2. Description of the Related Art
Ion implantation for forming an impurity layer in a predetermined region is generally known as a technique of manufacturing a semiconductor integrated circuit. The ion implantation is a technique of accelerating an ionized element and implanting it into a semiconductor substrate and it is widely used as a method of implanting arsenic (As), antimony (Sb) or the like into a semiconductor substrate.
The ion implantation technique has not only various advantages but also disadvantage. When ions of high energy (10 KeV to several hundreds of KeV) serving as impurity elements are implanted into a semiconductor substrate, they collide with atoms constituting semiconductor crystal. Then, the ions which have the energy much higher than the atomic displacement energy in the crystal cause a number of defects in lattice in the crystal. The semiconductor substrate is thus heated to activate the impurity elements and recrystallize the impurity layer after the ions are implanted into the substrate.
As a well-known method of heating a semiconductor substrate, there is a hot zone method using an electric furnace anneal apparatus. In this apparatus, a jig for housing an ion-implanted semiconductor substrate is inserted into a high-temperature silica tube heated by resistance heating to heat the semiconductor substrate.
The semiconductor substrate inserted into the silica tube is entirely heated by the electric furnace anneal apparatus and its temperature is increased both on the surface on which an impurity layer is formed and on the undersurface opposite to the surface.

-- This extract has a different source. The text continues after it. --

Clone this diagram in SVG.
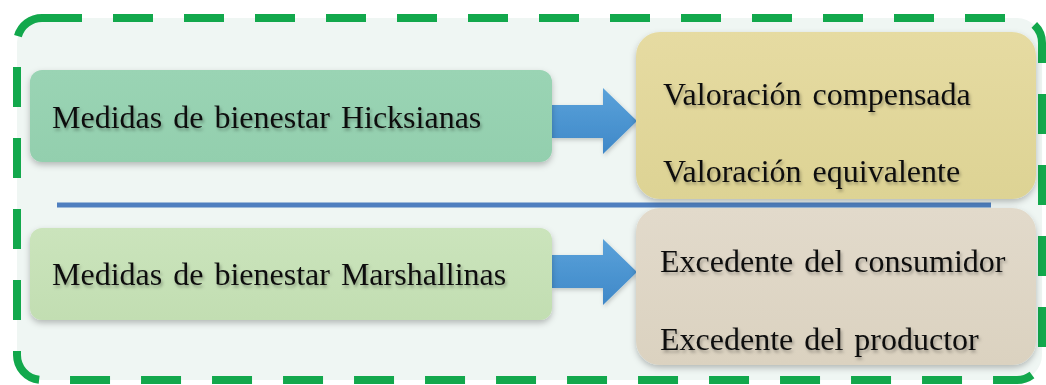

Crystal having defects in lattice or amorphous crystal is recrystallized not only in the direction from the interface (between the substrate and impurity layer) having complete crystallization to the surface but also in the direction from the surface to the interface. The defects in lattice are thus caused by grain growth or the like in the impurity layer in a region where the surfaces recrystallized from both the directions meet each other. If an amorphous region into which ions of high dose are implanted is heated, a great number of defects in lattice are generated in the recrystallized surface regions and the internal region of the impurity layer. And the defects in lattice cause severe defects in the crystal of an epitaxial layer grown onto an ion-implantation layer.
The anneal apparatus serves as a heating source for resistance heating. An RTA (Rapid Thermal Anneal) system wherein an infrared lamp serves as a heating source, has been considered and, in this system, a semiconductor substrate into which impurity elements are implanted is heated from the surface. Since, however, the substrate is heated from the surface (surface of ion-implantation layer), recrystallization progresses from the surface to cause defects in crystal near the interface of the ionimplantation layer.
If an active circuit element is formed on a semiconductor substrate having defects in lattice, the characteristic deterioration, such as a current leakage at a PN junction, and reduction in injection efficiency of electrons and holes, is caused.